╔══

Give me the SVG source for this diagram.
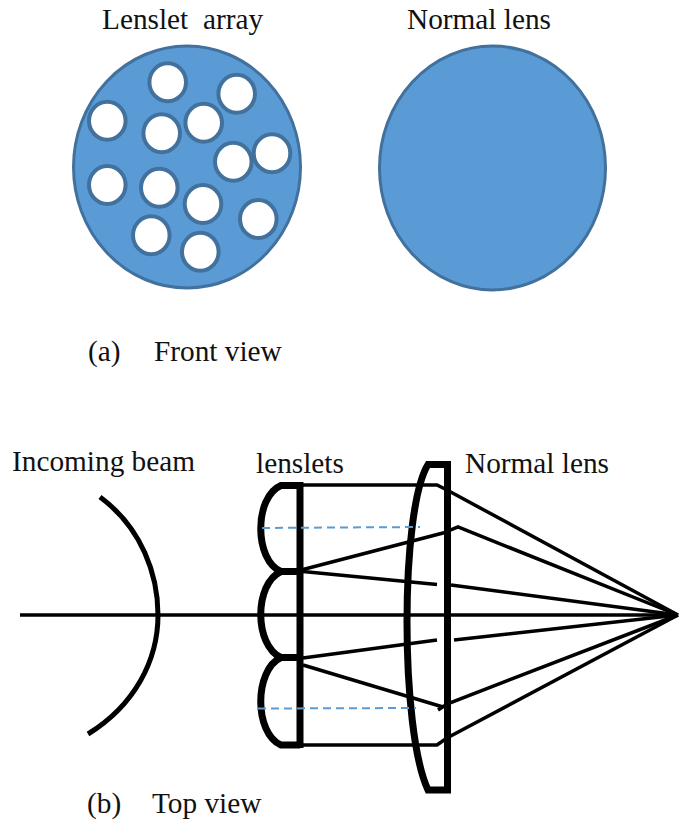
<svg xmlns="http://www.w3.org/2000/svg" width="685" height="823" viewBox="0 0 685 823">
<style>
text{font-family:"Liberation Serif","Times New Roman",serif;font-size:29.300px;fill:#111;white-space:pre}
.lens{fill:#5b9bd5;stroke:#41719c;stroke-width:3}
.hole{fill:#fff;stroke:#41719c;stroke-width:4}
.k{fill:none;stroke:#000;stroke-width:3.500;stroke-linejoin:miter}
.b{fill:none;stroke:#000;stroke-width:7}
.d{fill:none;stroke:#5b9bd5;stroke-width:2;stroke-dasharray:8 5}
</style>
<rect width="685" height="823" fill="#fff"/>
<g id="lenslet-array">
<ellipse class="lens" cx="187" cy="167" rx="113.500" ry="121"/>
<ellipse class="hole" cx="167.700" cy="82.300" rx="18.300" ry="19"/>
<ellipse class="hole" cx="236.700" cy="93.700" rx="18.300" ry="19"/>
<ellipse class="hole" cx="107.300" cy="120.700" rx="18.300" ry="19"/>
<ellipse class="hole" cx="161.700" cy="133.300" rx="18.300" ry="19"/>
<ellipse class="hole" cx="203.700" cy="122.700" rx="18.300" ry="19"/>
<ellipse class="hole" cx="233.300" cy="161.700" rx="18.300" ry="19"/>
<ellipse class="hole" cx="272" cy="153.300" rx="18.300" ry="19"/>
<ellipse class="hole" cx="107.300" cy="185" rx="18.300" ry="19"/>
<ellipse class="hole" cx="159.300" cy="187.700" rx="18.300" ry="19"/>
<ellipse class="hole" cx="203" cy="204" rx="18.300" ry="19"/>
<ellipse class="hole" cx="258.300" cy="219" rx="18.300" ry="19"/>
<ellipse class="hole" cx="151.300" cy="235.300" rx="18.300" ry="19"/>
<ellipse class="hole" cx="200.300" cy="251.700" rx="18.300" ry="19"/>
</g>
<g id="normal-lens-front"><ellipse class="lens" cx="492.500" cy="168" rx="113" ry="122"/></g>
<g id="lenslets">
<path class="b" d="M300 485.500H281C254 497 254 560 281 571.500H300M281 571.500C254 584 254 645 281 657.500H300M281 657.500C254 670 254 733 281 745H300"/>
<path class="b" d="M300 482V748"/>
</g>
<g id="normal-lens-top">
<path class="b" d="M447.500 464.500H428C400 510 400 730 428 790H447.500V461"/>
</g>
<g id="wavefront"><path class="k" style="stroke-width:5" d="M100 497C142 528 158 575 158 615C158 660 135 705 88 734"/></g>
<g id="connectors">
<path class="k" d="M20 615H678"/>
<path class="k" d="M303 485H437L447 490L678 615"/>
<path class="k" d="M303 569.500L443 533L458 527L678 615"/>
<path class="k" d="M303 571.500L437 584.500M451 585L678 615"/>
<path class="k" d="M303 658L437 640M454 640L678 615"/>
<path class="k" d="M303 665L443 707M438 710L447 704L678 615"/>
<path class="k" d="M303 745H437L447 738L678 615"/>
<path class="d" d="M262 528L420 527"/>
<path class="d" d="M258 708.500L416 708"/>
</g>
<g id="labels">
<text x="102" y="29">Lenslet  array</text>
<text x="407" y="29">Normal lens</text>
<text x="88" y="361">(a)<tspan x="154">Front view</tspan></text>
<text x="12" y="471">Incoming beam</text>
<text x="256" y="473">lenslets</text>
<text x="465" y="473">Normal lens</text>
<text x="87" y="813">(b)<tspan x="152">Top view</tspan></text>
</g>
</svg>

╚══

> _Work to be completed_
Are you able to set down all the lines above exactly, without any pictures?

> _Task response_
Give me the SVG source for this diagram.
<svg xmlns="http://www.w3.org/2000/svg" width="685" height="823" viewBox="0 0 685 823">
<style>
text{font-family:"Liberation Serif","Times New Roman",serif;font-size:29.300px;fill:#111;white-space:pre}
.lens{fill:#5b9bd5;stroke:#41719c;stroke-width:3}
.hole{fill:#fff;stroke:#41719c;stroke-width:4}
.k{fill:none;stroke:#000;stroke-width:3.500;stroke-linejoin:miter}
.b{fill:none;stroke:#000;stroke-width:7}
.d{fill:none;stroke:#5b9bd5;stroke-width:2;stroke-dasharray:8 5}
</style>
<rect width="685" height="823" fill="#fff"/>
<g id="lenslet-array">
<ellipse class="lens" cx="187" cy="167" rx="113.500" ry="121"/>
<ellipse class="hole" cx="167.700" cy="82.300" rx="18.300" ry="19"/>
<ellipse class="hole" cx="236.700" cy="93.700" rx="18.300" ry="19"/>
<ellipse class="hole" cx="107.300" cy="120.700" rx="18.300" ry="19"/>
<ellipse class="hole" cx="161.700" cy="133.300" rx="18.300" ry="19"/>
<ellipse class="hole" cx="203.700" cy="122.700" rx="18.300" ry="19"/>
<ellipse class="hole" cx="233.300" cy="161.700" rx="18.300" ry="19"/>
<ellipse class="hole" cx="272" cy="153.300" rx="18.300" ry="19"/>
<ellipse class="hole" cx="107.300" cy="185" rx="18.300" ry="19"/>
<ellipse class="hole" cx="159.300" cy="187.700" rx="18.300" ry="19"/>
<ellipse class="hole" cx="203" cy="204" rx="18.300" ry="19"/>
<ellipse class="hole" cx="258.300" cy="219" rx="18.300" ry="19"/>
<ellipse class="hole" cx="151.300" cy="235.300" rx="18.300" ry="19"/>
<ellipse class="hole" cx="200.300" cy="251.700" rx="18.300" ry="19"/>
</g>
<g id="normal-lens-front"><ellipse class="lens" cx="492.500" cy="168" rx="113" ry="122"/></g>
<g id="lenslets">
<path class="b" d="M300 485.500H281C254 497 254 560 281 571.500H300M281 571.500C254 584 254 645 281 657.500H300M281 657.500C254 670 254 733 281 745H300"/>
<path class="b" d="M300 482V748"/>
</g>
<g id="normal-lens-top">
<path class="b" d="M447.500 464.500H428C400 510 400 730 428 790H447.500V461"/>
</g>
<g id="wavefront"><path class="k" style="stroke-width:5" d="M100 497C142 528 158 575 158 615C158 660 135 705 88 734"/></g>
<g id="connectors">
<path class="k" d="M20 615H678"/>
<path class="k" d="M303 485H437L447 490L678 615"/>
<path class="k" d="M303 569.500L443 533L458 527L678 615"/>
<path class="k" d="M303 571.500L437 584.500M451 585L678 615"/>
<path class="k" d="M303 658L437 640M454 640L678 615"/>
<path class="k" d="M303 665L443 707M438 710L447 704L678 615"/>
<path class="k" d="M303 745H437L447 738L678 615"/>
<path class="d" d="M262 528L420 527"/>
<path class="d" d="M258 708.500L416 708"/>
</g>
<g id="labels">
<text x="102" y="29">Lenslet  array</text>
<text x="407" y="29">Normal lens</text>
<text x="88" y="361">(a)<tspan x="154">Front view</tspan></text>
<text x="12" y="471">Incoming beam</text>
<text x="256" y="473">lenslets</text>
<text x="465" y="473">Normal lens</text>
<text x="87" y="813">(b)<tspan x="152">Top view</tspan></text>
</g>
</svg>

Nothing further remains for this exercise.